• Cricket

Strauss fears for Test cricket

David Hopps
October 2, 2014
Andrew Strauss believes poor Test cricket attendances have served as a warning signal © Getty Images

Andrew Strauss, the former England captain, and an increasingly influential voice in cricket administration, has issued dire warnings about the survival of Test cricket, predicting that Twenty20 could dominate the landscape within 20 years.

Strauss, who since his retirement has been appointed to the cricket committees of the ICC and MCC as well as sitting on the Middlesex management board, lays part of the blame for Test cricket's potential ills on the restructuring of the ICC.

The deal, which if TV rights deals come to fruition could bring India a ten-fold increase in income, with England and Australia also benefiting financially, will in Strauss' view condemn Test cricket to a growing number of mismatches which will quicken its decline.

Strauss' pessimistic view - particularly notable as it comes from one of the game's avowed traditionalists - comes in an updated paperback edition of his autobiography, Driving Ambition which is published today.

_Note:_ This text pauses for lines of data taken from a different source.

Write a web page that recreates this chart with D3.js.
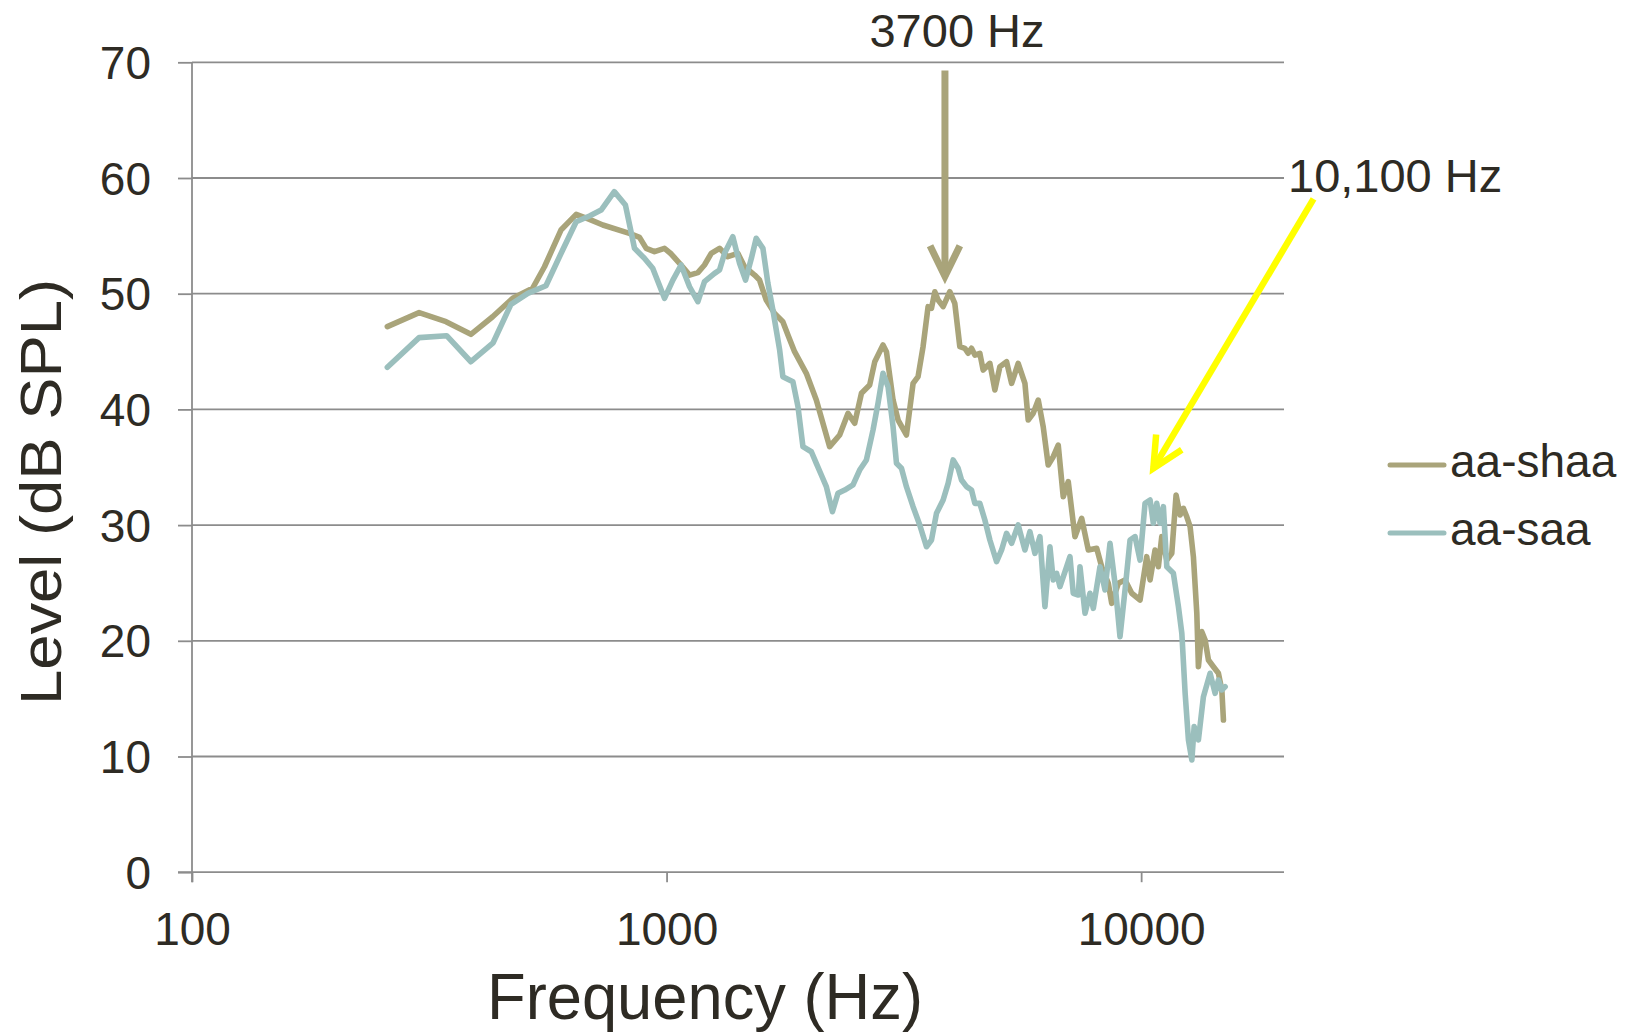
<!DOCTYPE html>
<html><head><meta charset="utf-8">
<script src="https://cdn.jsdelivr.net/npm/d3@7/dist/d3.min.js"></script>
<style>
body{margin:0;background:#fff}
svg{display:block}
text{font-family:"Liberation Sans",Arial,sans-serif;fill:#2e2b24}
</style>
</head><body>
<svg id="chart" width="1628" height="1034"></svg>
<script>
// ---- data ----
const shaaHz = [258,301,343,387,430,474,522,553,599,645,688,734,835,877,906,943,990,1023,1065,1118,1164,1202,1242,1293,1346,1413,1460,1533,1570,1622,1689,1758,1802,1861,1970,2068,2206,2316,2412,2491,2574,2679,2746,2858,2906,3001,3075,3202,3307,3388,3471,3557,3616,3675,3734,3826,3952,4049,4149,4251,4320,4391,4463,4572,4646,4800,4918,5039,5205,5334,5507,5690,5781,5924,6070,6218,6371,6528,6688,6852,7021,7253,7494,7739,8060,8258,8527,8669,8951,9248,9555,9947,10275,10442,10699,10872,11053,11325,11603,11848,12080,12275,12480,12681,12886,13101,13203,13423,13640,13861,14201,14550,14792,14908];
const shaaDb = [47.15,48.36,47.58,46.49,48.01,49.6,50.47,52.33,55.5,56.86,56.43,55.94,55.22,54.87,53.92,53.63,53.92,53.43,52.63,51.61,51.82,52.48,53.49,53.92,53.2,53.49,52.33,51.61,51.18,49.45,48.3,47.58,46.43,44.99,43.12,40.81,36.78,37.79,39.66,38.8,41.39,42.11,44.12,45.57,44.99,40.81,39.08,37.79,42.25,42.83,45.42,48.88,48.74,50.17,49.45,48.88,50.17,49.17,45.42,45.28,44.85,45.28,44.7,44.85,43.4,43.98,41.68,43.69,44.12,42.25,43.98,42.25,39.08,39.66,40.81,38.5,35.19,35.91,36.92,32.45,33.75,29.0,30.59,27.85,27.99,26.4,24.97,23.24,24.97,25.26,24.11,23.53,27.27,25.26,27.85,26.4,29.0,26.98,27.56,32.6,30.87,31.45,30.72,29.86,27.27,22.38,17.76,20.79,20.07,18.34,17.76,17.19,15.75,13.15];

const saaHz = [258,301,344,387,431,470,510,557,604,645,688,728,776,819,856,898,935,990,1031,1073,1118,1164,1202,1262,1293,1325,1379,1425,1467,1509,1545,1596,1635,1675,1731,1758,1846,1892,1938,2019,2068,2119,2171,2236,2297,2373,2471,2552,2637,2723,2790,2858,2929,3001,3051,3126,3202,3307,3416,3529,3616,3705,3826,3920,4016,4115,4183,4286,4391,4463,4572,4685,4800,4959,5081,5205,5334,5507,5690,5829,5973,6120,6270,6424,6528,6636,6744,6967,7080,7194,7371,7433,7616,7803,7929,8190,8391,8598,8808,9025,9248,9476,9709,9947,10191,10442,10610,10787,10961,11140,11325,11694,11983,12183,12380,12580,12790,12933,13203,13528,13975,14319,14550,14792,15031];
const saaDb = [43.64,46.2,46.37,44.12,45.76,49.08,50.03,50.69,53.78,56.22,56.72,57.23,58.82,57.67,53.92,53.06,52.2,49.6,51.18,52.48,50.6,49.31,51.04,51.76,52.05,53.49,54.93,52.63,51.18,53.06,54.79,53.92,50.9,48.59,45.13,42.83,42.39,40.23,36.78,36.34,35.34,34.33,33.32,31.16,32.75,33.03,33.47,34.76,35.63,38.22,40.53,43.12,41.96,38.5,35.34,34.91,33.32,31.59,30.01,28.13,28.71,31.02,32.17,33.61,35.63,34.91,33.9,33.32,33.03,31.88,31.88,30.44,28.71,26.84,27.85,29.29,28.43,30.01,27.85,29.43,27.56,29.0,22.95,28.13,25.26,25.83,24.68,26.4,27.27,24.11,23.96,26.4,22.38,24.11,22.81,26.4,24.39,28.43,24.97,20.35,24.39,28.71,29.0,26.98,31.88,32.17,30.16,31.88,30.16,31.59,26.4,25.83,22.95,20.65,15.46,11.43,9.7,12.58,11.43,15.17,17.19,15.46,16.61,15.75,16.03];

const seriesNames = ["aa-shaa", "aa-saa"];
const xTickValues = [100, 1000, 10000];
const xTickLabels = ["100", "1000", "10000"];
const yTickValues = [0, 10, 20, 30, 40, 50, 60, 70];
const annoLabels = ["3700 Hz", "10,100 Hz"];
// arrows: [fromHz, fromDb, toHz, toDb]
const arrowShaa = [3860, 69.3, 3860, 51.5];
const arrowSaa = [23085, 58.2, 10610, 34.9];

// ---- layout ----
const colors = ["#a9a47a", "#9bbfbd"];
const svg = d3.select("#chart");
const x = d3.scaleLog().domain([100, 20000]).range([192, 1284]);
const y = d3.scaleLinear().domain([0, 70]).range([872.2, 62.3]);
const gridColor = "#8c8c8c";

// gridlines
svg.append("g").selectAll("line").data(yTickValues.filter(v => v > 0)).join("line")
  .attr("x1", x(100)).attr("x2", x(20000))
  .attr("y1", d => y(d)).attr("y2", d => y(d))
  .attr("stroke", gridColor).attr("stroke-width", 1.8);

// y axis
const yAxis = d3.axisLeft(y).tickValues(yTickValues).tickSize(14).tickPadding(27).tickFormat(d3.format("d"));
const gy = svg.append("g").attr("transform", `translate(${x(100)},0)`).call(yAxis);
gy.select(".domain").attr("stroke", gridColor).attr("stroke-width", 1.8).attr("d", `M0,${y(70)}V${y(0)+10}`);
gy.selectAll(".tick line").attr("stroke", gridColor).attr("stroke-width", 1.8);
gy.selectAll(".tick text").attr("font-size", 46).attr("font-family", '"Liberation Sans",Arial,sans-serif').attr("fill", "#2e2b24").attr("dy", "0.35em");

// x axis
const xAxis = d3.axisBottom(x).tickValues(xTickValues).tickSize(10).tickPadding(30).tickFormat((d, i) => xTickLabels[i]);
const gx = svg.append("g").attr("transform", `translate(0,${y(0)})`).call(xAxis);
gx.select(".domain").attr("stroke", gridColor).attr("stroke-width", 1.8).attr("d", `M${x(100)-14},0H${x(20000)}`);
gx.selectAll(".tick line").attr("stroke", gridColor).attr("stroke-width", 1.8);
gx.selectAll(".tick text").attr("font-size", 46).attr("font-family", '"Liberation Sans",Arial,sans-serif').attr("fill", "#2e2b24").attr("dy", "0.71em");

// lines
const line = d3.line().x(d => x(d[0])).y(d => y(d[1]));
const seriesData = [d3.zip(shaaHz, shaaDb), d3.zip(saaHz, saaDb)];
svg.append("g").selectAll("path").data(seriesData).join("path")
  .attr("d", line).attr("fill", "none")
  .attr("stroke", (d, i) => colors[i]).attr("stroke-width", 5.6)
  .attr("stroke-linejoin", "round").attr("stroke-linecap", "round");

// axis titles
svg.append("text").attr("x", 705).attr("y", 1019).attr("text-anchor", "middle")
  .attr("font-size", 65).attr("textLength", 436).attr("lengthAdjust", "spacingAndGlyphs")
  .text("Frequency (Hz)");
svg.append("text").attr("transform", "translate(61,492) rotate(-90)").attr("text-anchor", "middle")
  .attr("font-size", 57).attr("textLength", 426).attr("lengthAdjust", "spacingAndGlyphs")
  .text("Level (dB SPL)");

// legend
const leg = svg.append("g").selectAll("g").data(seriesNames).join("g")
  .attr("transform", (d, i) => `translate(1390,${465 + i * 68})`);
leg.append("line").attr("x1", 0).attr("x2", 54).attr("y1", 0).attr("y2", 0)
  .attr("stroke", (d, i) => colors[i]).attr("stroke-width", 5).attr("stroke-linecap", "round");
leg.append("text").attr("x", 60).attr("y", 12).attr("font-size", 46).text(d => d);

// annotations
function arrow(a, color, w) {
  const x1 = x(a[0]), y1 = y(a[1]), x2 = x(a[2]), y2 = y(a[3]);
  const ang = Math.atan2(y1 - y2, x1 - x2);
  const L = 34, h = 26 * Math.PI / 180;
  const g = svg.append("g").attr("fill", "none").attr("stroke", color).attr("stroke-width", w);
  g.append("line").attr("x1", x1).attr("y1", y1).attr("x2", x2).attr("y2", y2);
  g.append("path").attr("stroke-linejoin", "miter")
    .attr("d", `M${x2 + L * Math.cos(ang - h)},${y2 + L * Math.sin(ang - h)}L${x2},${y2}L${x2 + L * Math.cos(ang + h)},${y2 + L * Math.sin(ang + h)}`);
}
arrow(arrowShaa, "#a9a47a", 7);
arrow(arrowSaa, "#ffff00", 6.5);
svg.append("text").attr("x", 957).attr("y", 46.5).attr("text-anchor", "middle").attr("font-size", 47).text(annoLabels[0]);
svg.append("text").attr("x", 1288).attr("y", 192).attr("font-size", 47).text(annoLabels[1]);
</script>
</body></html>
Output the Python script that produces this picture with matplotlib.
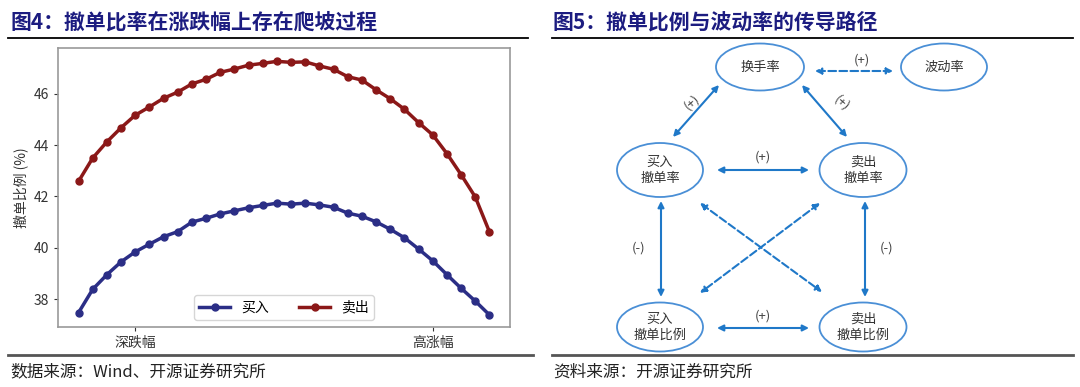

"India can argue that they bring the most money into the game, and thus deserve more out of the precious ICC broadcasting rights, but skewing the distribution of the three boards that are already the most financially secure can only create a situation in which the rich get richer and the poor poorer," Strauss writes.

"With only ten teams playing Test cricket and four of those already struggling to stay competitive, the risk of the game degenerating to the extent that the result of many Test series is a foregone conclusion is both high and real."

Strauss paints a bleak picture of the Test game in which he built his reputation, leading England in 50 of his 100 Tests and gaining a reputation as one of the finest man managers in England's history.

"I have to admit that I become more and more concerned about the plight of Test cricket every year," Strauss admits. "Watching a Test match between the West Indies and New Zealand in an empty stadium with no more than a handful of spectators in attendance sends out warning signals. Seeing that the viewing figures for a county Twenty20 game rival those for a Test match adds to the growing perception that Test cricket is in crisis.

"Part of the new ICC restructure provides a Test fund so that some of the smaller nations can play each other in Test series even though they aren't financially viable. While I definitely welcome this news, I can't help feeling that we have already reached the tipping point as far as Test cricket is concerned.

"The teams will keep playing each other over the next eight years, but aside from iconic series like the Ashes or England v India, I fear that the game is slowly going to fizzle out as a mainstream attraction, especially away from the 'big three' nations.

"It is too late to turn the tide, especially with the glitz and glamour of Twenty20 cricket managing to gain more and more traction every year."

Strauss predicts a future in which the ICC is powerless to prevent control moving towards the T20 franchises. His warning comes in a week when Australia have conceded that their T20 side against Pakistan could be potentially weakened by absentees in the Champions League - another sign of the creeping power shift between club and country.

"It is not a huge stretch of the imagination to see a situation in which most players will be contracted to franchises and play the majority of their cricket in the Twenty20 format," Strauss concludes. "It will not happen for a while , as the international boards will do everything in their power to prevent it, but market forces are likely to win the battle in the long term. In twenty years, the game of cricket will look very different."